> [EXERCISE]
Repeat the listing word for word. No pictures belong in the copy.

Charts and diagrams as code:
>>>>>

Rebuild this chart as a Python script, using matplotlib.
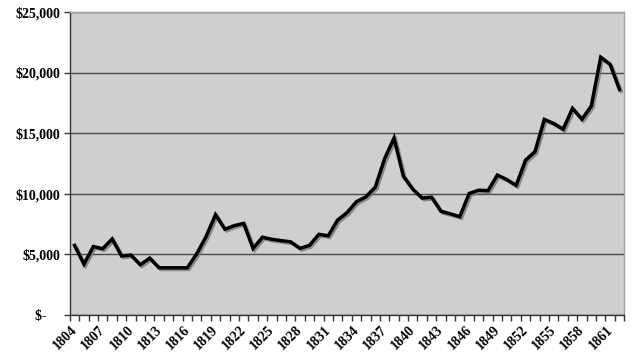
import numpy as np
import matplotlib.pyplot as plt
import matplotlib.patheffects as pe
import matplotlib.transforms as mtransforms
from matplotlib.ticker import FuncFormatter

years = list(range(1804, 1863))
values = [5750, 4200, 5650, 5480, 6280, 4880, 4950, 4150, 4700, 3900,
          3900, 3900, 3900, 5050, 6480, 8280, 7080, 7380, 7560, 5500,
          6420, 6250, 6140, 6040, 5500, 5750, 6660, 6540, 7840, 8450,
          9350, 9750, 10550, 12900, 14600, 11450, 10380, 9650, 9720, 8560,
          8350, 8120, 10030, 10300, 10260, 11550, 11180, 10700, 12780, 13480,
          16140, 15800, 15330, 17050, 16150, 17250, 21270, 20680, 18600]

plt.rcParams['font.family'] = ['Liberation Serif', 'DejaVu Serif']
plt.rcParams['font.weight'] = 'bold'

fig = plt.figure(figsize=(6.35, 3.63), dpi=100)
ax = fig.add_axes([0.110, 0.132, 0.873, 0.835])
ax.set_facecolor('#cfcfcf')

x = np.arange(len(years))
ax.plot(x, values, color='black', lw=2.5, solid_joinstyle='miter', zorder=3,
        path_effects=[pe.SimpleLineShadow(offset=(1.2, -1.2), shadow_color='#777777', alpha=0.8),
                      pe.Normal()])

ax.set_xlim(-0.5, len(years) - 0.5)
ax.set_ylim(0, 25000)

# y axis
ax.set_yticks(np.arange(0, 25001, 5000))
def money(v, pos):
    if v == 0:
        return '$-    '
    return '${:,.0f}'.format(v)
ax.yaxis.set_major_formatter(FuncFormatter(money))
ax.yaxis.grid(True, color='#4a4a4a', lw=1.0)
ax.set_axisbelow(True)
ax.tick_params(axis='y', length=4, width=1, color='#333333', labelsize=10, pad=3)

# x axis: tick marks between categories, labels every third year
ax.set_xticks(x[::3])
ax.set_xticklabels([str(years[i]) for i in x[::3]])
ax.set_xticks(np.arange(-0.5, len(years), 1), minor=True)
ax.tick_params(axis='x', which='major', length=0, pad=6, labelsize=10)
ax.tick_params(axis='x', which='minor', length=4, width=1, color='#333333')
shift = mtransforms.ScaledTranslation(-4/100, 0, fig.dpi_scale_trans)
for lab in ax.get_xticklabels():
    lab.set_rotation(45)
    lab.set_ha('right')
    lab.set_va('top')
    lab.set_rotation_mode('anchor')
    lab.set_transform(lab.get_transform() + shift)

for s in ['top', 'right']:
    ax.spines[s].set_color('#a0a0a0')
    ax.spines[s].set_linewidth(1)
for s in ['left', 'bottom']:
    ax.spines[s].set_color('#333333')
    ax.spines[s].set_linewidth(1)

fig.savefig('out.png', dpi=100)
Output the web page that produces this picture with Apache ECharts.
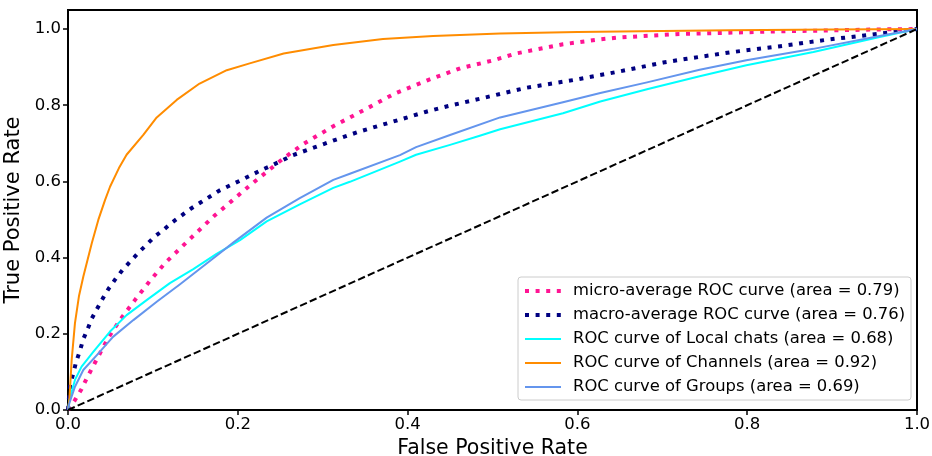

<<<<<

> [WRITTEN RESPONSE]
Rebuild this chart as a Python script, using matplotlib.
import numpy as np
import matplotlib.pyplot as plt
import matplotlib.patheffects as pe
import matplotlib.transforms as mtransforms
from matplotlib.ticker import FuncFormatter

years = list(range(1804, 1863))
values = [5750, 4200, 5650, 5480, 6280, 4880, 4950, 4150, 4700, 3900,
          3900, 3900, 3900, 5050, 6480, 8280, 7080, 7380, 7560, 5500,
          6420, 6250, 6140, 6040, 5500, 5750, 6660, 6540, 7840, 8450,
          9350, 9750, 10550, 12900, 14600, 11450, 10380, 9650, 9720, 8560,
          8350, 8120, 10030, 10300, 10260, 11550, 11180, 10700, 12780, 13480,
          16140, 15800, 15330, 17050, 16150, 17250, 21270, 20680, 18600]

plt.rcParams['font.family'] = ['Liberation Serif', 'DejaVu Serif']
plt.rcParams['font.weight'] = 'bold'

fig = plt.figure(figsize=(6.35, 3.63), dpi=100)
ax = fig.add_axes([0.110, 0.132, 0.873, 0.835])
ax.set_facecolor('#cfcfcf')

x = np.arange(len(years))
ax.plot(x, values, color='black', lw=2.5, solid_joinstyle='miter', zorder=3,
        path_effects=[pe.SimpleLineShadow(offset=(1.2, -1.2), shadow_color='#777777', alpha=0.8),
                      pe.Normal()])

ax.set_xlim(-0.5, len(years) - 0.5)
ax.set_ylim(0, 25000)

# y axis
ax.set_yticks(np.arange(0, 25001, 5000))
def money(v, pos):
    if v == 0:
        return '$-    '
    return '${:,.0f}'.format(v)
ax.yaxis.set_major_formatter(FuncFormatter(money))
ax.yaxis.grid(True, color='#4a4a4a', lw=1.0)
ax.set_axisbelow(True)
ax.tick_params(axis='y', length=4, width=1, color='#333333', labelsize=10, pad=3)

# x axis: tick marks between categories, labels every third year
ax.set_xticks(x[::3])
ax.set_xticklabels([str(years[i]) for i in x[::3]])
ax.set_xticks(np.arange(-0.5, len(years), 1), minor=True)
ax.tick_params(axis='x', which='major', length=0, pad=6, labelsize=10)
ax.tick_params(axis='x', which='minor', length=4, width=1, color='#333333')
shift = mtransforms.ScaledTranslation(-4/100, 0, fig.dpi_scale_trans)
for lab in ax.get_xticklabels():
    lab.set_rotation(45)
    lab.set_ha('right')
    lab.set_va('top')
    lab.set_rotation_mode('anchor')
    lab.set_transform(lab.get_transform() + shift)

for s in ['top', 'right']:
    ax.spines[s].set_color('#a0a0a0')
    ax.spines[s].set_linewidth(1)
for s in ['left', 'bottom']:
    ax.spines[s].set_color('#333333')
    ax.spines[s].set_linewidth(1)

fig.savefig('out.png', dpi=100)
Output the web page that produces this picture with Apache ECharts.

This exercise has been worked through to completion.